The famous Mists of Avalon author, Marion Zimmerman Bradley, once said that the secret of writing was to “put the seat of your pants in the seat of your chair.” Boy, was she right. Once I actually began to do that, I’m finding that I can’t seem to get up from that ‘chair!’
Just a couple of months ago, I told a few friends that my dream in life had always been to ‘be a writer.’ At least one of them suggested I start a blog. No way. Not for me. Never in a million years. That vision of mine had been to write stories for students at the middle school level, the age level to which I had loved teaching history for many years and also an age level to which my husband swears I belong. (Let’s not even go there right now…)
Those wondrous accounts that I planned to write would be based on the historical research I had completed as a family researcher and historian. I planned to weave the lives of my own family into tales that would spark an interest in history for those students. So far, that hasn’t happened; I started a blog instead. At first, I only started a genealogy blog, but I soon realized that there was so much more that I wanted to say.

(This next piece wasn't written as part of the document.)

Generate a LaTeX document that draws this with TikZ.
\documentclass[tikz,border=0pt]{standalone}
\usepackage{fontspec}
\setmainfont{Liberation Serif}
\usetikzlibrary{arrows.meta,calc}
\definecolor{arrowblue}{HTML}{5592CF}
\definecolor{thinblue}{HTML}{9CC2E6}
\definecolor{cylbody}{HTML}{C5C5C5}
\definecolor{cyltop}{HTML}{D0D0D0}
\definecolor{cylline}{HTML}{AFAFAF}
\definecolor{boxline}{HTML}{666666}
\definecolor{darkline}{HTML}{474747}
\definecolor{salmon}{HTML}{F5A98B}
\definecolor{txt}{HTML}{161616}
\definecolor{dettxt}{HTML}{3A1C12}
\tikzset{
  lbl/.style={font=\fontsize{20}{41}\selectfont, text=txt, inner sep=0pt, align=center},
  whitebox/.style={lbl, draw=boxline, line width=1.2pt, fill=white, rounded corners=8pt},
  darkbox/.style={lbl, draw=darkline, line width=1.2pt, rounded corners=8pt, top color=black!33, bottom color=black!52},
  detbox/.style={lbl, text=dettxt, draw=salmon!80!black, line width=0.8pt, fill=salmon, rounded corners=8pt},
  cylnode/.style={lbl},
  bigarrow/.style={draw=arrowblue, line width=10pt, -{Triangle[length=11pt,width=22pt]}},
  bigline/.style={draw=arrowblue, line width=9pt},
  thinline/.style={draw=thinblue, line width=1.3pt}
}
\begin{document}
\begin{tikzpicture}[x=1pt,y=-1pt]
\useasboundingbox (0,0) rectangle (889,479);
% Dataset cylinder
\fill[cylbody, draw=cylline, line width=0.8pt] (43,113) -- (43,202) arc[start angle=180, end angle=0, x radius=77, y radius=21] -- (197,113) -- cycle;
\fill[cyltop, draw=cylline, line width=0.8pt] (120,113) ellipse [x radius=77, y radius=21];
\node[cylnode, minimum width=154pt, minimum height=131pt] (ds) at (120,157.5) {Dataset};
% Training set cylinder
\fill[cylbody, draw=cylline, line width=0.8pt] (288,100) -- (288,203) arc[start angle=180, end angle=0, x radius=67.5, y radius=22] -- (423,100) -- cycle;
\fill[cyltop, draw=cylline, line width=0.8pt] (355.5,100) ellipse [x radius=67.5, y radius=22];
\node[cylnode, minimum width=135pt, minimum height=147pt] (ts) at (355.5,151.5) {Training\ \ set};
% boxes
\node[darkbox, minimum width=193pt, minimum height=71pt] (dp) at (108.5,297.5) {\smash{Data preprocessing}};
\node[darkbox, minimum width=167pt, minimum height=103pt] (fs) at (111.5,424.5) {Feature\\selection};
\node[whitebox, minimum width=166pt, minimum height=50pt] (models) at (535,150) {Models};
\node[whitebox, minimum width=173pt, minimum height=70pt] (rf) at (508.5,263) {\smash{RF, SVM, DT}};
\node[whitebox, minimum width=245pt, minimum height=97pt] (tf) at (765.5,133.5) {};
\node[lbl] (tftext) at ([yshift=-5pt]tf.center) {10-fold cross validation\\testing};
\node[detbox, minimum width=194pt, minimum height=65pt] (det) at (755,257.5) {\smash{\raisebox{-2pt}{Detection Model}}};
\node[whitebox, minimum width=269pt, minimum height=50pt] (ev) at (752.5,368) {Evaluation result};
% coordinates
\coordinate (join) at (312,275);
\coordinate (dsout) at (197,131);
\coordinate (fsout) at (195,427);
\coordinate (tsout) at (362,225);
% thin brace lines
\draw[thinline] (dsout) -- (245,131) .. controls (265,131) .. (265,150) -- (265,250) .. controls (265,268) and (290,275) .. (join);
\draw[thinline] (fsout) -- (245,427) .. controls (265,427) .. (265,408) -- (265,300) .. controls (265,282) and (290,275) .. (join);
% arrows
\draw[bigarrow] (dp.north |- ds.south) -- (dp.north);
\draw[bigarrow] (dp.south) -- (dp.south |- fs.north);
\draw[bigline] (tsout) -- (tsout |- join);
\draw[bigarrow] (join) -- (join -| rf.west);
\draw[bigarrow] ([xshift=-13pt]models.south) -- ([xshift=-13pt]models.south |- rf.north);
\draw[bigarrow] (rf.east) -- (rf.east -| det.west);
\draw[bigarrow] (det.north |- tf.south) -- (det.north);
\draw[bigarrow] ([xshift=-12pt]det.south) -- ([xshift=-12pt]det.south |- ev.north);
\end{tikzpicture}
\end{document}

I really have no idea why I started this particular blog. Although I’m ‘officially’ retired, I still work two days a week at the same school where I served for years as the Middle School Coordinator. (Don’t even ask what that is; I’m pretty sure that it’s the person who does everything that nobody else wants to do.) But seriously, I gladly left years of teaching history for that position, mainly because it involved writing. Yep, that’s right. For the last fifteen or so years, I’ve spent most of that time writing: school improvement plans; curriculum plans; hundreds of letters to parents; letters written for others, allowing them to sign their names instead of mine; articles of public relations that would showcase our school in the best possible light; taking notes for meetings and writing them up for administrative purposes; and the list goes on and on.

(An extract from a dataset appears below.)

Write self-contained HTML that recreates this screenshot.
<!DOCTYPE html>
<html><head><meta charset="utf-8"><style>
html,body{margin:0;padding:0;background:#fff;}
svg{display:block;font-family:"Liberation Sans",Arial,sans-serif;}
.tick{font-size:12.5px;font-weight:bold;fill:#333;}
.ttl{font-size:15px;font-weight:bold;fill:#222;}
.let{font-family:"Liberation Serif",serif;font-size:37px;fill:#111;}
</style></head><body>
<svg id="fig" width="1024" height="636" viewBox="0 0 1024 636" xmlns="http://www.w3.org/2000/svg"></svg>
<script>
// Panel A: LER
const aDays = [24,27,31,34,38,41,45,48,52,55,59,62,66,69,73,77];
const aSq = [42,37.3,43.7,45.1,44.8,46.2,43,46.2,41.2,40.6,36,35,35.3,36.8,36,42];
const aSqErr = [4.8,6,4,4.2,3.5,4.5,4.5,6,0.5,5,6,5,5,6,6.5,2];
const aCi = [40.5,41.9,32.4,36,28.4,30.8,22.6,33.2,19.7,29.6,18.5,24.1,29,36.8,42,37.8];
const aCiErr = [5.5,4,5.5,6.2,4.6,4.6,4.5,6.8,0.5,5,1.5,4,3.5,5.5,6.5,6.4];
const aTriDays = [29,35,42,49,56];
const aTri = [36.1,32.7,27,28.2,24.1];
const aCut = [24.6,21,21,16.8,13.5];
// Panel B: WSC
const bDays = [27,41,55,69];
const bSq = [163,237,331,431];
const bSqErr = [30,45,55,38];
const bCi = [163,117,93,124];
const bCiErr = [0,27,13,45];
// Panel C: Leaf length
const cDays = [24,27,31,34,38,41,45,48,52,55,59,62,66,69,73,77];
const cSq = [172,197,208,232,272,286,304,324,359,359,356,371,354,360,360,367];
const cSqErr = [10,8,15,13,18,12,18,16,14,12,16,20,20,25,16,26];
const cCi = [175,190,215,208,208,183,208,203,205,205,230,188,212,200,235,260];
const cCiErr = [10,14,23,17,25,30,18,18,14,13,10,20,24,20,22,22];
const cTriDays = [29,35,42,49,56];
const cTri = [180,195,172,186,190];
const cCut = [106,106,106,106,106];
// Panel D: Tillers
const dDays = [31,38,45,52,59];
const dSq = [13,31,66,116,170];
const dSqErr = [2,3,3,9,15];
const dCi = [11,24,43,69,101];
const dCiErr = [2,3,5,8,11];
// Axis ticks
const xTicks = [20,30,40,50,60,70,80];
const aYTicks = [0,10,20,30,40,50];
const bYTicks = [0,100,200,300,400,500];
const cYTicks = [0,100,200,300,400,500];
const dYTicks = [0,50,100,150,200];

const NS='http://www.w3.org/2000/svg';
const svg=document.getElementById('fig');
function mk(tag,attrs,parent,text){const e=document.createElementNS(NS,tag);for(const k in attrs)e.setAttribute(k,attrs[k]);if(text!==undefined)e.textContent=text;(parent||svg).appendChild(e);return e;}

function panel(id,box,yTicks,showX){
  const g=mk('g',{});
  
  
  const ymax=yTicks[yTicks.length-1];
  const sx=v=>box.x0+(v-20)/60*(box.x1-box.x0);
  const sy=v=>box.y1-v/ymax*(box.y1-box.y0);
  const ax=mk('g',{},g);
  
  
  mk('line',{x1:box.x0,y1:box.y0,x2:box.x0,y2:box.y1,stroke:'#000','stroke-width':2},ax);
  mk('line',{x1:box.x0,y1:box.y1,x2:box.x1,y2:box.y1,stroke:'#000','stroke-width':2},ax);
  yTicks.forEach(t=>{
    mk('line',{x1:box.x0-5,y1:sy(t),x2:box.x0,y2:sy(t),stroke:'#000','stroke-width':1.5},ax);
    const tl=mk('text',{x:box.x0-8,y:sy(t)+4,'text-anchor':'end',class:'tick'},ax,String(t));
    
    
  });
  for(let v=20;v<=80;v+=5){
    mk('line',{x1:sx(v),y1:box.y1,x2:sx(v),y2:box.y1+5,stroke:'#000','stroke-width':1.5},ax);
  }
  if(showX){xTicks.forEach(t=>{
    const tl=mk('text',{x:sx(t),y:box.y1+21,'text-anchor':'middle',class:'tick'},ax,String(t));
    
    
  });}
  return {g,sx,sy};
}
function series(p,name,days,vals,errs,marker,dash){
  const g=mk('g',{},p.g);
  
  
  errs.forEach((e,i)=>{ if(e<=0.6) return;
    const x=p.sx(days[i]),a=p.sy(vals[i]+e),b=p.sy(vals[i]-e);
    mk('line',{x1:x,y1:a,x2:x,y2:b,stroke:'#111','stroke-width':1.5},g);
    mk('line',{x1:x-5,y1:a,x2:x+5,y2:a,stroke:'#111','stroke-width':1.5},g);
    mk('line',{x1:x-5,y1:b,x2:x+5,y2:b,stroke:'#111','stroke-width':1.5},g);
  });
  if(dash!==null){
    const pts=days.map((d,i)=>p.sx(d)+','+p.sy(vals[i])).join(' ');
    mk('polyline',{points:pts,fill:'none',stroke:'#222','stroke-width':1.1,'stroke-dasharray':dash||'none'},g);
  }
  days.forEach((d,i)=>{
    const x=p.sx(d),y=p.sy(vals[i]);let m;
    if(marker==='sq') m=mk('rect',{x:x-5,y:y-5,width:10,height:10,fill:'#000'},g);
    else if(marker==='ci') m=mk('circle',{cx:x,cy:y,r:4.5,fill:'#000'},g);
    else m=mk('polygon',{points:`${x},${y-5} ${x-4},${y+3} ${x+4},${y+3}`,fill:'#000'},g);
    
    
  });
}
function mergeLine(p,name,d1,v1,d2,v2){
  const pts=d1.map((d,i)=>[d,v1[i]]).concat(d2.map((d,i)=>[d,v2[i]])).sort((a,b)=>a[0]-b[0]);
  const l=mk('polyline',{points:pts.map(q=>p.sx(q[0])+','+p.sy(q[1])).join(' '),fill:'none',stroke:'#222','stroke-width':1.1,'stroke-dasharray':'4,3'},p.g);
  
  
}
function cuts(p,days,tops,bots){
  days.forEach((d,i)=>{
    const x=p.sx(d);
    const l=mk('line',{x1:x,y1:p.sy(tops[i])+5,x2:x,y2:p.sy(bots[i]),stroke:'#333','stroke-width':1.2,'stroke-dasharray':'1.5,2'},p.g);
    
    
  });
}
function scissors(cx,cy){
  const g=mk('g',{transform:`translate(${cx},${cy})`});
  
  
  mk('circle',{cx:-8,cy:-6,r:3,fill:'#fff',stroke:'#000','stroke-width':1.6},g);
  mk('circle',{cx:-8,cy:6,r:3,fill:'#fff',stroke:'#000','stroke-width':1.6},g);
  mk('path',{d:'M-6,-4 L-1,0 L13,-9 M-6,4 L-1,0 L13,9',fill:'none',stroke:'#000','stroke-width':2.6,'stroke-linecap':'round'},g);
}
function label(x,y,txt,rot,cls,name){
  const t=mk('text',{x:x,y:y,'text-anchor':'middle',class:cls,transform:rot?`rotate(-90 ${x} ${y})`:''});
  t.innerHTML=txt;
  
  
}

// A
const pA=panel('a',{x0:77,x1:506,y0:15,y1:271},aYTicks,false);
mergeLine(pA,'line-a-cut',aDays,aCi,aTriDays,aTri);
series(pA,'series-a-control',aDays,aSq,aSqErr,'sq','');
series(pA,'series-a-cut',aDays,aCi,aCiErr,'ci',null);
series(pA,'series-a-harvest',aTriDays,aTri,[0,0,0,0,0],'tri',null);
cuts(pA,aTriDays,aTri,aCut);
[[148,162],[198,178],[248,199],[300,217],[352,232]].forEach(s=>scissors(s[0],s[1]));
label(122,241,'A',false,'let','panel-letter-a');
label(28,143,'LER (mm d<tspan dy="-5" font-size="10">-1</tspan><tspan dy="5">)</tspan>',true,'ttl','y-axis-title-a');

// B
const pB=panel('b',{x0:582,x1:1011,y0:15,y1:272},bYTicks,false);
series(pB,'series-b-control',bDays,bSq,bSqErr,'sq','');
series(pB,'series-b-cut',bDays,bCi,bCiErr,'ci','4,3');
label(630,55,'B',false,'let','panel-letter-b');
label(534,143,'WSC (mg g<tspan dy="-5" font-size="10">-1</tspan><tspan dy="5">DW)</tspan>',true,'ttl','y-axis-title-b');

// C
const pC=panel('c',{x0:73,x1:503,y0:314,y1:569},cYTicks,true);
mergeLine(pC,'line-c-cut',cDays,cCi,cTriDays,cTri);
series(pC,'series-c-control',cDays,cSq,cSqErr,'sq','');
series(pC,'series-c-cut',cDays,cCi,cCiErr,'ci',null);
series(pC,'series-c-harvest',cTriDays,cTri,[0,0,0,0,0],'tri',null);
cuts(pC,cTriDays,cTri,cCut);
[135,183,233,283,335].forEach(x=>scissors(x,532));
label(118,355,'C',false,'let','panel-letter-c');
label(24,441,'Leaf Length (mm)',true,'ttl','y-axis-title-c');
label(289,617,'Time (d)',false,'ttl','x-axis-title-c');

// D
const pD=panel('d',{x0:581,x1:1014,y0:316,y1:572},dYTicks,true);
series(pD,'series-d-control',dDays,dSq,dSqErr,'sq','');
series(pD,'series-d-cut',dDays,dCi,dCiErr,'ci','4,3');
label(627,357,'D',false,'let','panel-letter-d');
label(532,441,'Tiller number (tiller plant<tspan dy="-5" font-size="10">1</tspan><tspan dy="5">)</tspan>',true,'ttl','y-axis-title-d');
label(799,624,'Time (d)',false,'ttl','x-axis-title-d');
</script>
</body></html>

I never thought much about it. It was just something I did. I didn’t even get too upset when an article I wrote publicizing our school’s championship basketball team appeared in our local newspaper. I had submitted it to the paper’s educational coordinator, and she published it – under her own byline! However, when more instances like that occurred, I did begin to get a little miffed. I did my best to make sure that it didn’t happen again. Hey…that’s my work!
I left all of that behind when I retired. At least I thought I had. Most of the work I’m doing now in my two-day-a-week stint does indeed involve writing. But again, I’ve just done my job and haven’t thought much about it. Several times already this year, people have come to me to help them write things, for instance letters of reference, etc. The other day, I was helping a lady come up with phrases to use in her letter of application for a prestigious position when it suddenly dawned on me: I’m not only pretty good at this writing stuff, I also love it! It was like a light bulb going off in my head. I need to write…and I need to do it right now! So I started my genealogy blog, and now I’ve flowed over to this one. (Maybe those historical stories for middle school children will come later.)
Obviously, I had forgotten the lesson I learned years ago during a “Writing Across the Curriculum” course I once took. Our wonderful teacher taught us that if you pick up a pen or pencil, or if you sit at your computer and write – you are a writer. That was a concept I had spent years trying to teach my students and had forgotten myself. That inspirational teacher would begin each session by saying, “I’m going to write now. Will you join me?” And we would spend those first few minutes each morning just writing. It was an awesome experience, one that I used often in my history classes. Yes, I taught writing in history. I used to say to my students, “Just think of that blank piece of paper as your mind. You all have thoughts, so just put your thoughts down on that blank piece of paper.” That strategy actually worked, especially when I would begin writing myself and say to them, “Will you join me?”
I think I know that I’m a writer now. In fact I can’t seem to stop. Since starting my blogs my mind has just overflowed with ideas that I’ve had to get written down – and quickly. A few times I’ve wanted to yell out, “Will somebody stop me?” But no, so far that hasn’t happened. I know that the ideas will slow down, but I also know that I’m going to continue to write in one form or another. I can’t seem to get the seat of my pants out of that chair!
I’m going to write some more now. Will you join me?